Tutti questi passaggi di proprietà avvalorano l’ipotesi che sicuramente i moti insurrezionali del 1843, mai provati o segnalati ma che le carte fanno affiorare, videro il coinvolgimento dei napoleonidi mazziniani, dei cattolici-liberali non intransigenti e di Casate regnanti che non facevano capo agli Asburgo.

E Napoleone I?

L’avvocato Pellegrini aveva sposato Teresa Pierotti di Motrone, anche lei cattolico-liberale legata ai Pierotti di Lucca che avevano aderito, anche se cattolico-liberali, ai moti rivoluzionari giacobini. Peraltro alcuni di loro dimoravano in Valdottavo, vicino a Domazzano, dove si trovava il barone Tossizza.

Il giacobino Lorenzo Pierotti, di cui ci parla il dottor Tori di Lucca in una sua pubblicazione, da una lettera risulta che il 1° gennaio 1815 si associa al conte Fabrizio Lazzari di Torino, nipote del Generale Napoleonico Rege De Gifflenga, in comunione in quel frangente con Eugenio, figliastro dell’Imperatore Francese. Fabrizio Lazzari è amico fraterno di Carlo Alberto di Savoia. E lo sarà sempre, divenendo il suo Ministro dell’Interno negli anni Trenta del XIX secolo.

Dunque essendo il principale agente murattiano il Lucchese Giuseppe Binda, anche lui con una proprietà in Segromigno in Monte, data nel 1830 in prestito a tre mazziniani celebri (Gherardi Angiolini, il conte Bichi e Michele Carducci, padre di Giosuè) in comunione con questi ambienti, ed essendo il Murat non più recalcitrante nell’unirsi all’Imperatore dopo la sua fuga dall’Isola d’Elba, avvenuta a fine febbraio del 1815; e ancora avendo Lorenzo Pierotti inviato la lettera rinvenuta all’abate Ranieri Zucchelli di Pisa, suo amico, se ne deduce che gli ambienti cattolico-liberali in quel momento non erano così recalcitranti nei confronti di Napoleone I. Tra i due mali, quello giacobino e quello asburgico, questi sceglievano sicuramente il minore.

Se la storiografia ha dipinto Napoleone sia come un rivoluzionario mangiapreti che come un reazionario papista ha commesso un grave errore e una grave disattenzione in entrambi i casi, sul piano storico.
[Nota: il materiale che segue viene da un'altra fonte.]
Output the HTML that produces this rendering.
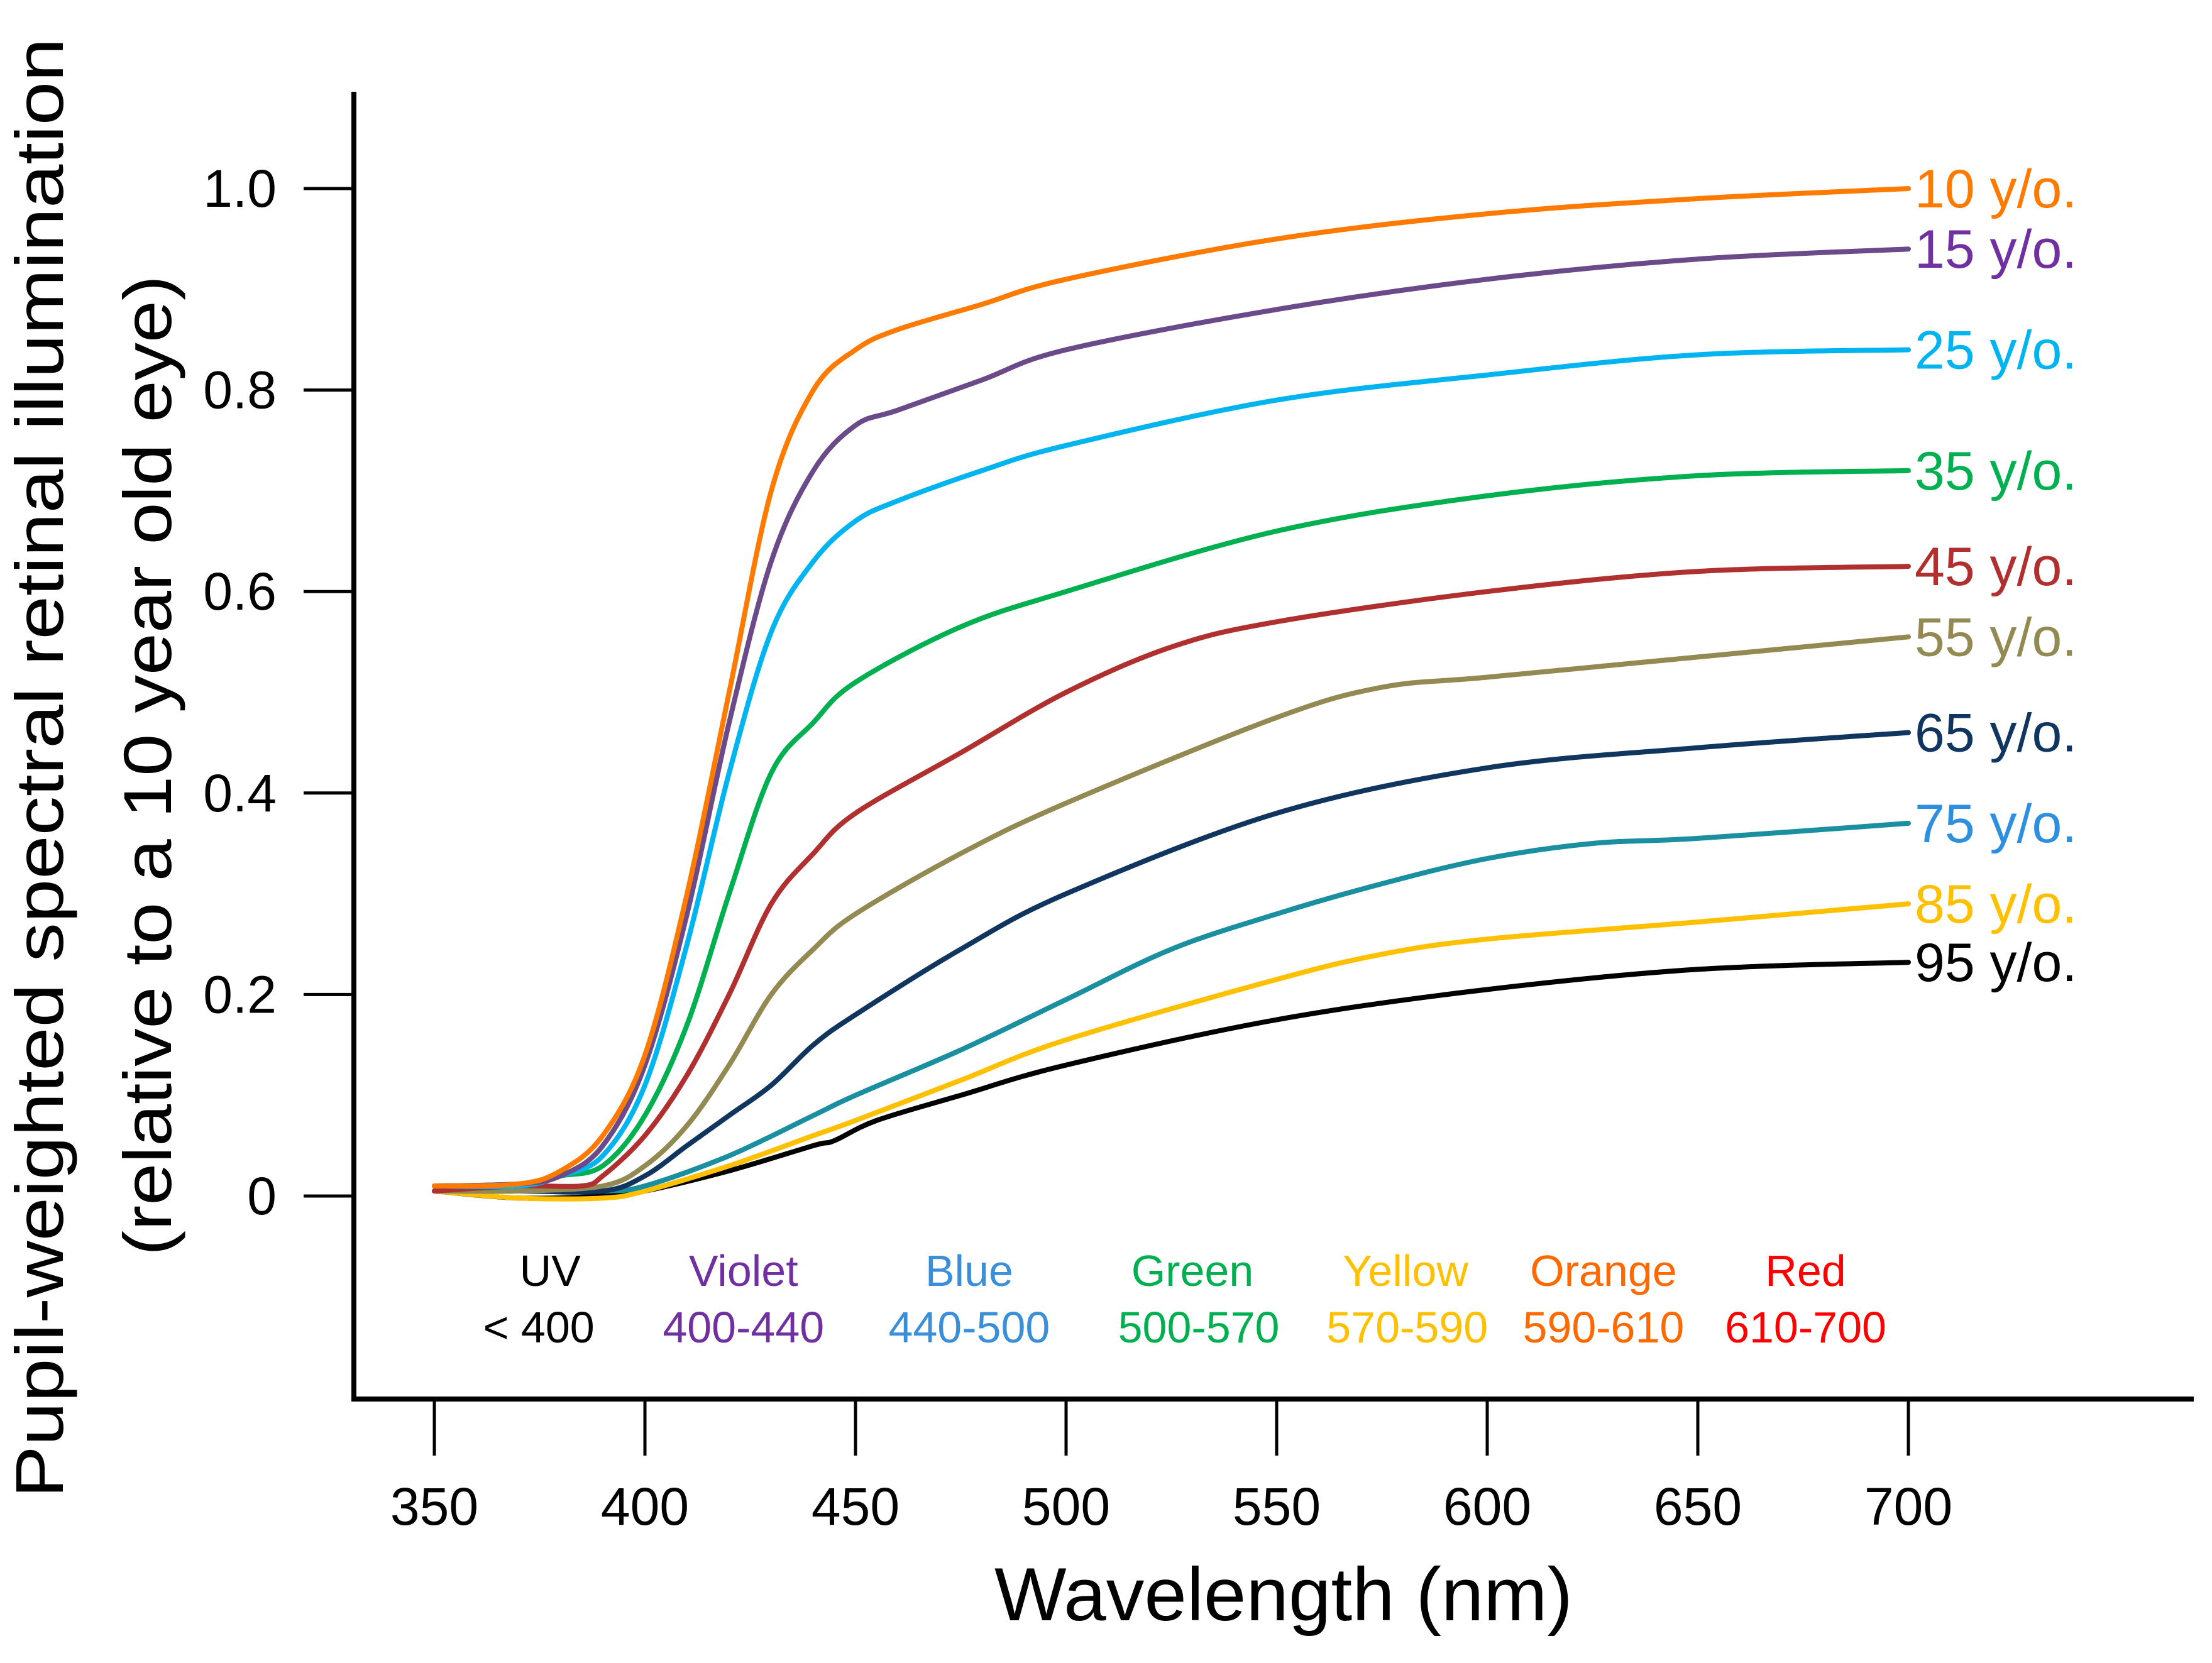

I documenti che ho all’attivo avvalorano tale possibilità. Nel bicentenario della morte dell’Imperatore dovremmo rendere omaggio di verità storica non solo a lui ma anche a tutti coloro che si batterono per idealità ben diverse da quelle che poi si sono affermate. Che nascondono dietro una patina di liberalismo qualcosa che di liberale ha ben poco. Ne è riprova la tangibile mancanza di un revisionismo storico che dovrebbe assolutamente, in nome di situazioni storiche incontrovertibili, venir affrontato e non ignorato o, addirittura, vilipeso.